__Problem requirements__:
Exclude any images and output the remaining records exactly.

[Charts and diagrams as code]
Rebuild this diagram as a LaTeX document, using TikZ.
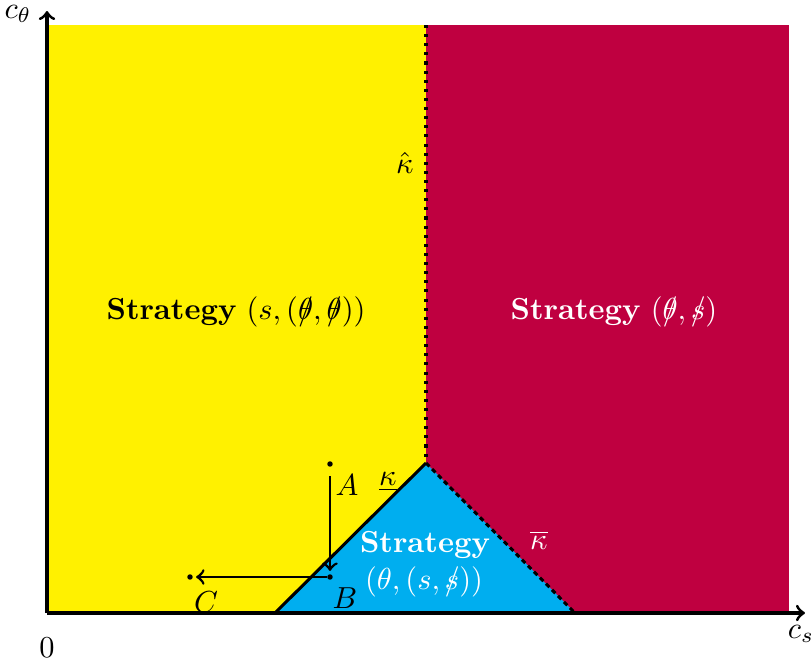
\documentclass[tikz,border=0pt]{standalone}
\usepackage{amsmath}
\definecolor{myyellow}{RGB}{255,241,0}
\definecolor{mypurple}{RGB}{191,0,64}
\definecolor{mycyan}{RGB}{0,174,239}
\newcommand{\nsl}[1]{\mathord{\ooalign{$#1$\cr\hidewidth$/$\hidewidth\cr}}}
\begin{document}
\begin{tikzpicture}[x=0.329pt,y=-0.329pt,
  axisline/.style={line width=1pt,->},
  bound/.style={line width=1pt},
  moveline/.style={line width=0.9pt,->},
  ptdot/.style={circle,fill=black,inner sep=0pt,minimum size=1.8pt},
  lbl/.style={inner sep=1pt},
  stratlbl/.style={align=center,inner sep=1pt}]
\useasboundingbox (0,0) rectangle (812,663);
% regions
\fill[myyellow] (47,25) rectangle (426,613);
\fill[mypurple] (426,25) rectangle (789,613);
\coordinate (top) at (426,25);
\coordinate (kink) at (426,463);
\coordinate (left) at (275,613);
\coordinate (right) at (575,613);
\fill[mycyan] (left) -- (kink) -- (right) -- cycle;
% boundaries
\draw[bound,dotted] (top) -- (kink);
\draw[bound] (left) -- (kink);
\draw[bound,dash pattern=on 1.6pt off 1.2pt] (kink) -- (right);
% axes
\coordinate (O) at (47,613);
\coordinate (ytip) at (47,11);
\coordinate (xtip) at (805,613);
\draw[axisline] (O) -- (ytip);
\draw[axisline] (O) -- (xtip);
\node[lbl] (cth) at (18,14) {$c_\theta$};
\node[lbl] (cs) at (801,634) {$c_s$};
\node[lbl] (zero) at (47,648) {$0$};
% boundary labels
\node[lbl] (khat) at (405,163) {$\hat{\kappa}$};
\node[lbl] (kund) at (388,482) {$\underline{\kappa}$};
\node[lbl,text=white] (kbar) at (539,540) {$\overline{\kappa}$};
% strategy labels
\node[stratlbl] (s1) at (236,312) {\textbf{Strategy} $(s,(\nsl{\theta},\nsl{\theta}))$};
\node[stratlbl,text=white] (s2) at (614,312) {\textbf{Strategy} $(\nsl{\theta},\nsl{s})$};
\node[stratlbl,text=white] (s3) at (425,545) {\textbf{Strategy}};
\node[stratlbl,text=white] (s4) at (424,582) {$(\theta,(s,\nsl{s}))$};
% points
\node[ptdot] (A) at (330,464) {};
\node[ptdot] (B) at (330,577) {};
\node[ptdot] (C) at (190,577) {};
\node[lbl] (Al) at (347,485) {$A$};
\node[lbl] (Bl) at (345,598) {$B$};
\node[lbl] (Cl) at (206,602) {$C$};
\draw[moveline] ([yshift=-4pt]A.center) -- ([yshift=2pt]B.center);
\draw[moveline] ([xshift=-1pt]B.center) -- ([xshift=2pt]C.center);
\end{tikzpicture}
\end{document}
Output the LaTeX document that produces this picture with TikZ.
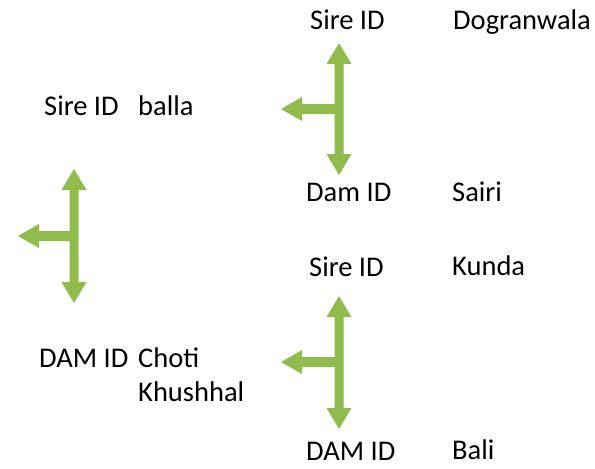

__Completed exercise__:
Rebuild this diagram as a LaTeX document, using TikZ.
\documentclass[tikz,border=0pt]{standalone}
\usepackage{amsmath}
\definecolor{myyellow}{RGB}{255,241,0}
\definecolor{mypurple}{RGB}{191,0,64}
\definecolor{mycyan}{RGB}{0,174,239}
\newcommand{\nsl}[1]{\mathord{\ooalign{$#1$\cr\hidewidth$/$\hidewidth\cr}}}
\begin{document}
\begin{tikzpicture}[x=0.329pt,y=-0.329pt,
  axisline/.style={line width=1pt,->},
  bound/.style={line width=1pt},
  moveline/.style={line width=0.9pt,->},
  ptdot/.style={circle,fill=black,inner sep=0pt,minimum size=1.8pt},
  lbl/.style={inner sep=1pt},
  stratlbl/.style={align=center,inner sep=1pt}]
\useasboundingbox (0,0) rectangle (812,663);
% regions
\fill[myyellow] (47,25) rectangle (426,613);
\fill[mypurple] (426,25) rectangle (789,613);
\coordinate (top) at (426,25);
\coordinate (kink) at (426,463);
\coordinate (left) at (275,613);
\coordinate (right) at (575,613);
\fill[mycyan] (left) -- (kink) -- (right) -- cycle;
% boundaries
\draw[bound,dotted] (top) -- (kink);
\draw[bound] (left) -- (kink);
\draw[bound,dash pattern=on 1.6pt off 1.2pt] (kink) -- (right);
% axes
\coordinate (O) at (47,613);
\coordinate (ytip) at (47,11);
\coordinate (xtip) at (805,613);
\draw[axisline] (O) -- (ytip);
\draw[axisline] (O) -- (xtip);
\node[lbl] (cth) at (18,14) {$c_\theta$};
\node[lbl] (cs) at (801,634) {$c_s$};
\node[lbl] (zero) at (47,648) {$0$};
% boundary labels
\node[lbl] (khat) at (405,163) {$\hat{\kappa}$};
\node[lbl] (kund) at (388,482) {$\underline{\kappa}$};
\node[lbl,text=white] (kbar) at (539,540) {$\overline{\kappa}$};
% strategy labels
\node[stratlbl] (s1) at (236,312) {\textbf{Strategy} $(s,(\nsl{\theta},\nsl{\theta}))$};
\node[stratlbl,text=white] (s2) at (614,312) {\textbf{Strategy} $(\nsl{\theta},\nsl{s})$};
\node[stratlbl,text=white] (s3) at (425,545) {\textbf{Strategy}};
\node[stratlbl,text=white] (s4) at (424,582) {$(\theta,(s,\nsl{s}))$};
% points
\node[ptdot] (A) at (330,464) {};
\node[ptdot] (B) at (330,577) {};
\node[ptdot] (C) at (190,577) {};
\node[lbl] (Al) at (347,485) {$A$};
\node[lbl] (Bl) at (345,598) {$B$};
\node[lbl] (Cl) at (206,602) {$C$};
\draw[moveline] ([yshift=-4pt]A.center) -- ([yshift=2pt]B.center);
\draw[moveline] ([xshift=-1pt]B.center) -- ([xshift=2pt]C.center);
\end{tikzpicture}
\end{document}
Output the LaTeX document that produces this picture with TikZ.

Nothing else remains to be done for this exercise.